The Department for Work and Pensions (DWP) announced a further raft of closures on Thursday following a previous announcement last month.
On Thursday, it said that it would divest itself of 16 premises, nine of them job centres.
Under the plans, Port Glasgow will move into Greenock jobcentre, Alexandria will move into Dumbarton jobcentre while Edinburgh City will move to High Riggs and Wester Hailes.
There will be consultations on two jobcentres where the proposed distance to move is more than three miles.
They are Broxburn, which would Livingston jobcentre under the plans, and Grangemouth, which would move to Falkirk.
Jobcentres in Lanark and Wick will move into other buildings in the towns while Benbecula and Inverness are also affected.
Last month the DWP announced it is divesting itself of 13 jobcentres in Scotland, including eight closures in Glasgow.
The DWP said the way its services are delivered has changed in recent years, with eight out of ten claims for jobseeker's allowance and 99.6% of applicants for Universal Credit submitting their claims online.
Jobcentres and benefit centres are covered by old building contracts which are now coming up for renewal.
Under the plans, some smaller jobcentres will be merged with larger ones and others will be co-located with local government premises.
The department said that it will save about #180 million a year for the next ten years through the reforms.
The ``vast majority'' of staff will have the option to relocate or be offered alternative roles.
Employment Minister Damian Hinds said: "The way the world works has changed rapidly in the last 20 years and the welfare state needs to keep pace.
"As more people access their benefits through the internet, many of our buildings are under-used. We are concentrating our resources on what we know best helps people into work.
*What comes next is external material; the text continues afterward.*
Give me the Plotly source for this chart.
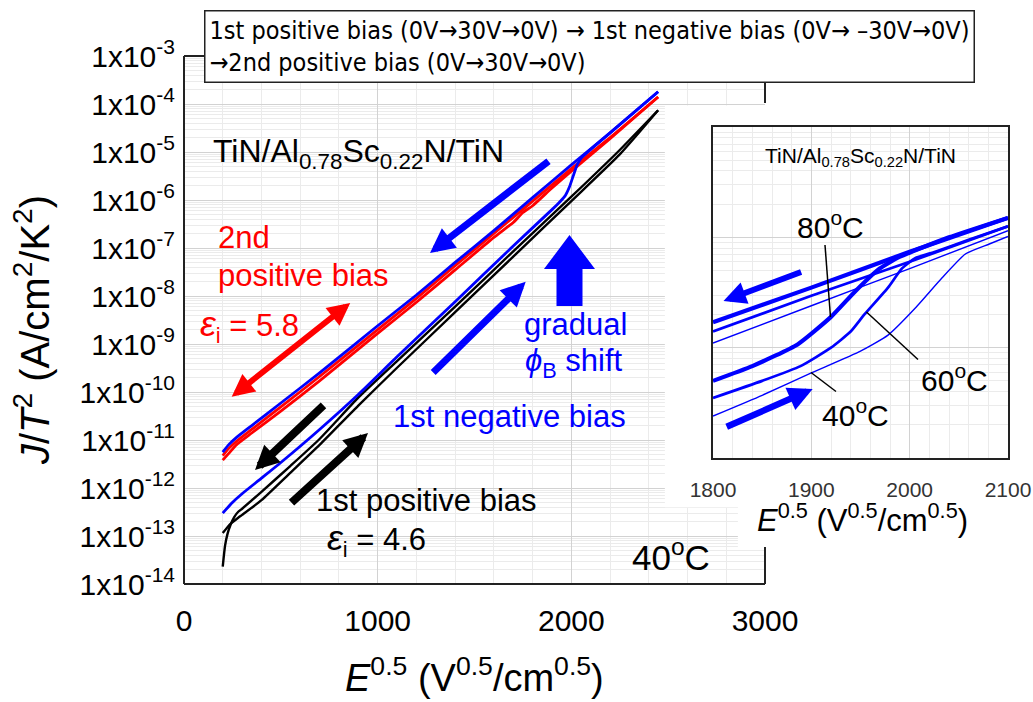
import numpy as np
import plotly.graph_objects as go

W, H = 1033, 702
FONT = "Liberation Sans, Arial, sans-serif"
NARROW = "Liberation Sans Narrow, Arial Narrow, DejaVu Sans Condensed, sans-serif"

# ---------------- main panel data (40 oC) : E^0.5 vs J/T^2 ----------------
# 1st positive bias
e_pos1_up = [200, 212, 225, 240, 260, 280, 300, 400, 550, 700, 900, 1100, 1400, 1700, 2000, 2250, 2448]
j_pos1_up = [2.3e-14, 6.3e-14, 1.12e-13, 1.7e-13, 2.5e-13, 3.2e-13, 3.7e-13, 8.3e-13, 2.9e-12,
             1.05e-11, 7.6e-11, 4.4e-10, 6.0e-9, 8.5e-8, 1.17e-6, 1.1e-5, 7.4e-5]
e_pos1_dn = [2448, 2250, 2000, 1700, 1400, 1100, 900, 700, 550, 400, 300, 280, 240, 200]
j_pos1_dn = [7.4e-5, 8.9e-6, 9.5e-7, 6.6e-8, 4.6e-9, 3.2e-10, 5.2e-11, 7.9e-12, 2.1e-12,
             5.6e-13, 2.75e-13, 2.4e-13, 1.8e-13, 1.15e-13]
# 1st negative bias
e_neg1_up = [200, 250, 300, 400, 500, 700, 900, 1100, 1400, 1700, 1900, 1940, 1970, 1990, 2010,
             2030, 2050, 2200, 2448]
j_neg1_up = [3.0e-13, 5.0e-13, 7.6e-13, 1.6e-12, 3.4e-12, 1.66e-11, 8.9e-11, 5.4e-10, 7.6e-9,
             1.1e-7, 6.3e-7, 9.1e-7, 1.26e-6, 1.86e-6, 3.2e-6, 5.4e-6, 7.4e-6, 2.5e-5, 1.8e-4]
e_neg1_dn = [2448, 2200, 2000, 1800, 1600, 1400, 1200, 1000, 700, 500, 350, 270, 230, 200]
j_neg1_dn = [1.8e-4, 2.5e-5, 5.4e-6, 1.12e-6, 2.3e-7, 5.0e-8, 1.05e-8, 2.4e-9, 2.5e-10, 5.9e-11,
             2.0e-11, 1.12e-11, 7.9e-12, 5.6e-12]
# 2nd positive bias
e_pos2_up = [200, 230, 270, 350, 500, 700, 1000, 1200, 1400, 1600, 1700, 1750, 1800, 1900, 2000,
             2200, 2448]
j_pos2_up = [3.8e-12, 5.2e-12, 7.9e-12, 1.4e-11, 4.0e-11, 1.7e-10, 1.66e-9, 7.4e-9, 3.5e-8,
             1.66e-7, 3.4e-7, 5.5e-7, 7.6e-7, 1.78e-6, 4.0e-6, 1.9e-5, 1.4e-4]
e_pos2_dn = [2448, 2200, 2000, 1800, 1600, 1400, 1200, 1000, 700, 500, 350, 270, 230, 200]
j_pos2_dn = [1.4e-4, 2.0e-5, 4.5e-6, 9.5e-7, 2.0e-7, 4.3e-8, 8.9e-9, 2.0e-9, 2.1e-10, 4.9e-11,
             1.66e-11, 9.3e-12, 6.6e-12, 4.7e-12]

# ---------------- inset data: 1st negative bias at 40/60/80 oC ----------------
e_80_up = [1800, 1840, 1886, 1920, 1944, 1968, 1989, 2040, 2100]
j_80_up = [5.0e-7, 6.8e-7, 1.07e-6, 1.9e-6, 3.2e-6, 5.1e-6, 6.6e-6, 1.0e-5, 1.5e-5]
e_80_dn = [2100, 2000, 1900, 1800]
j_80_dn = [1.5e-5, 7.4e-6, 3.5e-6, 1.7e-6]
e_60_up = [1800, 1850, 1889, 1920, 1940, 1954, 1978, 1992, 2006, 2026, 2060, 2100]
j_60_up = [3.5e-7, 5.0e-7, 6.8e-7, 1.0e-6, 1.4e-6, 2.0e-6, 3.5e-6, 5.2e-6, 6.5e-6, 7.4e-6,
           9.5e-6, 1.26e-5]
e_60_dn = [2100, 2000, 1900, 1800]
j_60_dn = [1.26e-5, 6.0e-6, 2.95e-6, 1.4e-6]
e_40_up = [1800, 1850, 1900, 1950, 1978, 2006, 2033, 2057, 2081, 2100]
j_40_up = [2.4e-7, 3.7e-7, 5.9e-7, 9.3e-7, 1.3e-6, 2.3e-6, 4.3e-6, 7.1e-6, 8.7e-6, 1.02e-5]
e_40_dn = [2100, 2000, 1900, 1800]
j_40_dn = [1.15e-5, 5.2e-6, 2.4e-6, 1.1e-6]

main_xticks = [0, 1000, 2000, 3000]
main_yexp = list(range(-14, -2))
inset_xticks = [1800, 1900, 2000, 2100]


def px(x):
    return x / W


def py(y):
    return 1 - y / H


fig = go.Figure()


def line(x, y, color, width, xa="x", ya="y"):
    fig.add_trace(go.Scatter(x=x, y=y, mode="lines", xaxis=xa, yaxis=ya, showlegend=False,
                             hoverinfo="skip",
                             line=dict(color=color, width=width, shape="spline", smoothing=0.5)))


line(e_pos1_up, j_pos1_up, "#000000", 2.4)
line(e_pos1_dn, j_pos1_dn, "#000000", 2.4)
line(e_pos2_up, j_pos2_up, "#ff0000", 2.8)
line(e_pos2_dn, j_pos2_dn, "#ff0000", 2.8)
line(e_neg1_up, j_neg1_up, "#0000ff", 2.8)
line(e_neg1_dn, j_neg1_dn, "#0000ff", 2.8)

line(e_40_up, j_40_up, "#0000ff", 1.4, "x2", "y2")
line(e_40_dn, j_40_dn, "#0000ff", 1.4, "x2", "y2")
line(e_60_up, j_60_up, "#0000ff", 2.7, "x2", "y2")
line(e_60_dn, j_60_dn, "#0000ff", 2.7, "x2", "y2")
line(e_80_up, j_80_up, "#0000ff", 4.2, "x2", "y2")
line(e_80_dn, j_80_dn, "#0000ff", 4.2, "x2", "y2")

# minor log grid values
minor_main = [k * 10.0 ** e for e in range(-14, -3) for k in range(2, 10)]
minor_inset = [k * 10.0 ** e for e in range(-7, -4) for k in range(2, 10)]

MAJ = "#d2d2d2"
MIN = "#ebebeb"

fig.update_layout(
    width=W, height=H, autosize=False,
    margin=dict(l=0, r=0, t=0, b=0, autoexpand=False),
    paper_bgcolor="white", plot_bgcolor="white",
    font=dict(family=FONT, color="black"),
    xaxis=dict(domain=[px(184), px(765)], range=[0, 3000], tickvals=main_xticks,
               showgrid=True, gridcolor=MAJ, gridwidth=1, zeroline=False, showline=False,
               ticks="", tickfont=dict(size=30, family=FONT, color="black"),
               ticklabelstandoff=16, automargin=False,
               minor=dict(dtick=200, showgrid=True, gridcolor=MIN, gridwidth=1)),
    yaxis=dict(domain=[py(584), py(56)], type="log", range=[-14, -3],
               tickvals=[10.0 ** e for e in main_yexp],
               ticktext=["1x10<sup>%d</sup>" % e for e in main_yexp],
               showgrid=True, gridcolor=MAJ, gridwidth=1, zeroline=False, showline=False,
               ticks="", tickfont=dict(size=30, family=FONT, color="black"),
               ticklabelstandoff=8, automargin=False,
               minor=dict(tickvals=minor_main, showgrid=True, gridcolor=MIN, gridwidth=1)),
    xaxis2=dict(domain=[px(713), px(1008)], range=[1800, 2100], anchor="y2",
                tickvals=inset_xticks, showgrid=True, gridcolor=MAJ, gridwidth=1,
                zeroline=False, showline=True, mirror=True, linecolor="#222222", linewidth=2,
                ticks="", tickfont=dict(size=21, family=FONT, color="#333333"),
                ticklabelstandoff=12, automargin=False,
                minor=dict(dtick=20, showgrid=True, gridcolor=MIN, gridwidth=1)),
    yaxis2=dict(domain=[py(458), py(127)], type="log", range=[-7, -4], anchor="x2",
                tickvals=[1e-7, 1e-6, 1e-5, 1e-4], showticklabels=False,
                showgrid=True, gridcolor=MAJ, gridwidth=1, zeroline=False, automargin=False,
                showline=True, mirror=True, linecolor="#222222", linewidth=2, ticks="",
                minor=dict(tickvals=minor_inset, showgrid=True, gridcolor=MIN, gridwidth=1)),
)

shapes = []
# white cover over the main grid behind the inset area (between grid and traces)
shapes.append(dict(type="rect", xref="x", yref="y", layer="between",
                   x0=2483, x1=3000, y0=10 ** -12.40, y1=10 ** -4.03,
                   fillcolor="white", line=dict(width=0)))
shapes.append(dict(type="rect", xref="x", yref="y", layer="between",
                   x0=2860, x1=3000, y0=10 ** -13.23, y1=10 ** -12.38,
                   fillcolor="white", line=dict(width=0)))
# main frame
for (x0, y0, x1, y1) in [(184, 56, 184, 584), (184, 584, 765, 584), (184, 56, 765, 56),
                         (765, 56, 765, 103), (765, 547, 765, 584)]:
    shapes.append(dict(type="line", xref="paper", yref="paper", layer="above",
                       x0=px(x0), y0=py(y0), x1=px(x1), y1=py(y1),
                       line=dict(color="#222222", width=2)))
# block arrow (gradual phi_B shift)
blk = [(569.5, 235), (595, 269), (582.5, 269), (582.5, 306), (556.5, 306), (556.5, 269), (544, 269)]
path = "M " + " L ".join("%.5f,%.5f" % (px(a), py(b)) for a, b in blk) + " Z"
shapes.append(dict(type="path", xref="paper", yref="paper", path=path, fillcolor="#0000ff",
                   line=dict(width=0), layer="above"))
# inset pointer lines
for (x0, y0, x1, y1) in [(825, 245, 830.5, 317), (866.5, 312, 918, 359.5), (811, 372.5, 836, 391.5)]:
    shapes.append(dict(type="line", xref="paper", yref="paper", layer="above",
                       x0=px(x0), y0=py(y0), x1=px(x1), y1=py(y1),
                       line=dict(color="black", width=1.5)))
fig.update_layout(shapes=shapes)

ann = []


def text(t, x, y, size, color="black", xanchor="left", yanchor="middle", family=FONT, **kw):
    d = dict(text=t, x=px(x), y=py(y), xref="paper", yref="paper", showarrow=False,
             xanchor=xanchor, yanchor=yanchor, font=dict(size=size, color=color, family=family))
    d.update(kw)
    ann.append(d)


def arrow(head, tail, color, width, size, both=False):
    ann.append(dict(text="", x=px(head[0]), y=py(head[1]), xref="paper", yref="paper",
                    ax=tail[0] - head[0], ay=tail[1] - head[1], showarrow=True,
                    arrowhead=2, arrowsize=size, arrowwidth=width, arrowcolor=color,
                    startarrowhead=2, startarrowsize=size,
                    arrowside="end+start" if both else "end", standoff=0, startstandoff=0))


# legend box
text("1st positive bias (0V\u219230V\u21920V) \u2192 1st negative bias (0V\u2192 \u201330V\u21920V)<br>"
     "\u21922nd positive bias (0V\u219230V\u21920V)", 589, 46, 25, xanchor="center",
     family=NARROW, align="left", bgcolor="white", bordercolor="#222222", borderwidth=1.5,
     borderpad=4)

EPS = '<span style="font-size:36px"><i>\u03b5</i></span><sub>i</sub>'

# axis titles
text("<i>E</i><sup>0.5</sup> (V<sup>0.5</sup>/cm<sup>0.5</sup>)", 474, 675, 38, xanchor="center")
text("<i>J</i>/<i>T</i><sup>2</sup> (A/cm<sup>2</sup>/K<sup>2</sup>)", 32, 330, 40,
     xanchor="center", textangle=-90)
text("<i>E</i><sup>0.5</sup> (V<sup>0.5</sup>/cm<sup>0.5</sup>)", 862, 518, 31, xanchor="center")

# main panel labels
text("TiN/Al<sub>0.78</sub>Sc<sub>0.22</sub>N/TiN", 211, 153, 32)
text("2nd", 216, 237, 31, color="#ff0000")
text("positive bias", 216, 276, 31, color="#ff0000")
text(EPS + " = 5.8", 198, 325, 31, color="#ff0000")
text("gradual", 522, 324, 31, color="#0000ff")
text("<i>\u03d5</i><sub>B</sub> shift", 523, 363, 31, color="#0000ff")
text("1st negative bias", 391, 416, 31, color="#0000ff")
text("1st positive bias", 314, 500, 31)
text(EPS + " = 4.6", 325, 539, 31)
text("40<sup>o</sup>C", 630, 555, 35)

# inset labels
text("TiN/Al<sub>0.78</sub>Sc<sub>0.22</sub>N/TiN", 860, 157, 21, xanchor="center")
text("80<sup>o</sup>C", 830, 225, 30, xanchor="center")
text("60<sup>o</sup>C", 954, 378, 30, xanchor="center")
text("40<sup>o</sup>C", 855, 413, 30, xanchor="center")

# arrows
arrow((231.7, 396.7), (351.7, 301.7), "#ff0000", 6, 0.75, both=True)
arrow((430, 253), (550, 160), "#0000ff", 7, 0.7)
arrow((525.7, 281.7), (431.7, 374), "#0000ff", 7, 0.7)
arrow((255, 470), (325, 404), "#000000", 8, 0.6)
arrow((368, 433), (290, 504), "#000000", 8, 0.6)
arrow((723.5, 301), (802.6, 271.4), "#0000ff", 6, 0.75)
arrow((812.7, 389), (725.2, 427.5), "#0000ff", 6.5, 0.75)

fig.update_layout(annotations=ann)
fig.write_html("out.html")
"The changes we've announced today will help ensure that the way we deliver our services reflect the reality of today's welfare system.''
The DWP also plans to divest itself of two centres for health and disability assessments and seven back of house premises in Scotland.
It said the support provided to jobseekers will be further strengthened this year as staff numbers are boosted by a recruitment drive to hire 2,500 new work coaches.
The planned changes will be made in consultation with staff, taking into account the impact on benefit claimants and DWP staff.
The DWP said that since 2010, 2.7 million more people across the UK are in work, youth unemployment has fallen by 366,000 and the employment rate is at a record high.
Across the UK, the proposals include merging 78 smaller Jobcentre Plus offices in urban areas with larger ones nearby, co-locating around 50 offices with local authorities or other community services and closing 27 back office buildings.
More than 70 existing offices will be retained.